*Source excerpt*
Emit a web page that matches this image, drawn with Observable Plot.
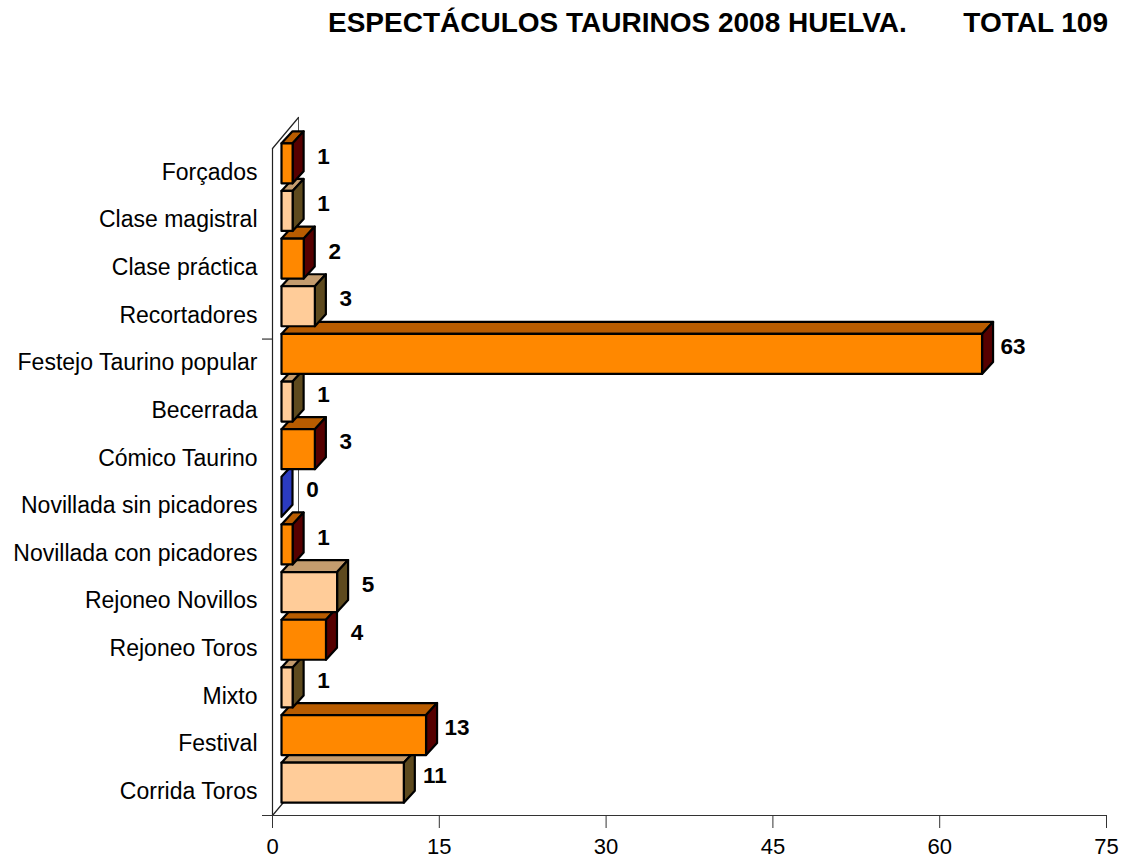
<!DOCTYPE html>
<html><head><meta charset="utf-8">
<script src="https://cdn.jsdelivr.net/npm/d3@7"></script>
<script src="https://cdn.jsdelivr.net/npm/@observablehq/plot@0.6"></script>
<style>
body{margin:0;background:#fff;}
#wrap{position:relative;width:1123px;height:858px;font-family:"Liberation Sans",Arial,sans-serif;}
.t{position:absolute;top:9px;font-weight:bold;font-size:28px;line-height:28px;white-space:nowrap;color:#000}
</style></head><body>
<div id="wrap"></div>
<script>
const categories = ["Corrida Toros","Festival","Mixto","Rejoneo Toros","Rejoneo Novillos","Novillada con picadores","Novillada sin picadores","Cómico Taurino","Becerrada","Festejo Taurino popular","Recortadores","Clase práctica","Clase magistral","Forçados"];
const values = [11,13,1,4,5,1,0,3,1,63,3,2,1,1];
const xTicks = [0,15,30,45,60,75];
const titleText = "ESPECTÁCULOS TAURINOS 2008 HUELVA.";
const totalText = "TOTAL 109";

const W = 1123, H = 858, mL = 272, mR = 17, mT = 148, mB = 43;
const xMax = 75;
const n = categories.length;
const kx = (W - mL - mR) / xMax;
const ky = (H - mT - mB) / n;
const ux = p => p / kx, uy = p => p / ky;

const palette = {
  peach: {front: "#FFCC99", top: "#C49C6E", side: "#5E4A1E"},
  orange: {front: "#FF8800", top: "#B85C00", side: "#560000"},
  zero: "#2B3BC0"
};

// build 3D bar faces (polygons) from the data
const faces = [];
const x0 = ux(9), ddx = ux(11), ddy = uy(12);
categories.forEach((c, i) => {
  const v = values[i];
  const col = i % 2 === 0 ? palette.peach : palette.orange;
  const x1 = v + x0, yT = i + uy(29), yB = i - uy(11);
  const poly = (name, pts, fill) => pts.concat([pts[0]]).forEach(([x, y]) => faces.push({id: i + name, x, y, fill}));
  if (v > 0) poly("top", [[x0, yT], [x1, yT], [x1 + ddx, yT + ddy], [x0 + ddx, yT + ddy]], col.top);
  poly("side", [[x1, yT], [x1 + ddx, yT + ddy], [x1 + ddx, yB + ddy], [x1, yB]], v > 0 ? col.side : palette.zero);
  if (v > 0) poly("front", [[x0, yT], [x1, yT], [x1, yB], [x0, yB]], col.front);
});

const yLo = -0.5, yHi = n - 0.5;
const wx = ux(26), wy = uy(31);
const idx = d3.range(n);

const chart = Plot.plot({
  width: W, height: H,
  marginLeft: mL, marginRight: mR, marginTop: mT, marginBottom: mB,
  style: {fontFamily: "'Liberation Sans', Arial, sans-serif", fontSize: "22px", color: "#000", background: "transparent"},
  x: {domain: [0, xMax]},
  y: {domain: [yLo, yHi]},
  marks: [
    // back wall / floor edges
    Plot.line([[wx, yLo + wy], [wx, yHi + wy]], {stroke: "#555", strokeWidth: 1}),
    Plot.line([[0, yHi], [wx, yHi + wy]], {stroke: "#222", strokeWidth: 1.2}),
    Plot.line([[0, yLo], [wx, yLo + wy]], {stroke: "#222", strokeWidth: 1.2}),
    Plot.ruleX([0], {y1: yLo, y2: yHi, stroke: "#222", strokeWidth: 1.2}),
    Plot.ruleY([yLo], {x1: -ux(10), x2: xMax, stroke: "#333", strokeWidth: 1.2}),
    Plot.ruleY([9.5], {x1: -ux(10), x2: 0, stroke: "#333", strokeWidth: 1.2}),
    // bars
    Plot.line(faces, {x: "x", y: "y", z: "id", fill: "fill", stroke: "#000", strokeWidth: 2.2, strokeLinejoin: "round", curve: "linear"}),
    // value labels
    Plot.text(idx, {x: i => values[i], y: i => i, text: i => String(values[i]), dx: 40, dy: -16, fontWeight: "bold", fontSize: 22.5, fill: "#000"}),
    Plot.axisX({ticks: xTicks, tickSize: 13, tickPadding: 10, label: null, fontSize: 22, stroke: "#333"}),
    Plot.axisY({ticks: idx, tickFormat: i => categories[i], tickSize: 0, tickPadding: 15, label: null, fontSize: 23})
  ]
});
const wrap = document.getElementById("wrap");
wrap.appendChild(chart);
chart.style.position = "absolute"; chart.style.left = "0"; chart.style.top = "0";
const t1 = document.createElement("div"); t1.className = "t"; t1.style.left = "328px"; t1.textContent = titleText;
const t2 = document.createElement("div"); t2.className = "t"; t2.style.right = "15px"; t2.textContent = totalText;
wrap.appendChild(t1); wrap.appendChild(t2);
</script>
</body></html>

*Goal*
Leave out any pictures and return exactly the lines from the beginning of the data through the line with "const idx = d3.range(n);", inclusive.

*Solution to this problem*
Emit a web page that matches this image, drawn with Observable Plot.
<!DOCTYPE html>
<html><head><meta charset="utf-8">
<script src="https://cdn.jsdelivr.net/npm/d3@7"></script>
<script src="https://cdn.jsdelivr.net/npm/@observablehq/plot@0.6"></script>
<style>
body{margin:0;background:#fff;}
#wrap{position:relative;width:1123px;height:858px;font-family:"Liberation Sans",Arial,sans-serif;}
.t{position:absolute;top:9px;font-weight:bold;font-size:28px;line-height:28px;white-space:nowrap;color:#000}
</style></head><body>
<div id="wrap"></div>
<script>
const categories = ["Corrida Toros","Festival","Mixto","Rejoneo Toros","Rejoneo Novillos","Novillada con picadores","Novillada sin picadores","Cómico Taurino","Becerrada","Festejo Taurino popular","Recortadores","Clase práctica","Clase magistral","Forçados"];
const values = [11,13,1,4,5,1,0,3,1,63,3,2,1,1];
const xTicks = [0,15,30,45,60,75];
const titleText = "ESPECTÁCULOS TAURINOS 2008 HUELVA.";
const totalText = "TOTAL 109";

const W = 1123, H = 858, mL = 272, mR = 17, mT = 148, mB = 43;
const xMax = 75;
const n = categories.length;
const kx = (W - mL - mR) / xMax;
const ky = (H - mT - mB) / n;
const ux = p => p / kx, uy = p => p / ky;

const palette = {
  peach: {front: "#FFCC99", top: "#C49C6E", side: "#5E4A1E"},
  orange: {front: "#FF8800", top: "#B85C00", side: "#560000"},
  zero: "#2B3BC0"
};

// build 3D bar faces (polygons) from the data
const faces = [];
const x0 = ux(9), ddx = ux(11), ddy = uy(12);
categories.forEach((c, i) => {
  const v = values[i];
  const col = i % 2 === 0 ? palette.peach : palette.orange;
  const x1 = v + x0, yT = i + uy(29), yB = i - uy(11);
  const poly = (name, pts, fill) => pts.concat([pts[0]]).forEach(([x, y]) => faces.push({id: i + name, x, y, fill}));
  if (v > 0) poly("top", [[x0, yT], [x1, yT], [x1 + ddx, yT + ddy], [x0 + ddx, yT + ddy]], col.top);
  poly("side", [[x1, yT], [x1 + ddx, yT + ddy], [x1 + ddx, yB + ddy], [x1, yB]], v > 0 ? col.side : palette.zero);
  if (v > 0) poly("front", [[x0, yT], [x1, yT], [x1, yB], [x0, yB]], col.front);
});

const yLo = -0.5, yHi = n - 0.5;
const wx = ux(26), wy = uy(31);
const idx = d3.range(n);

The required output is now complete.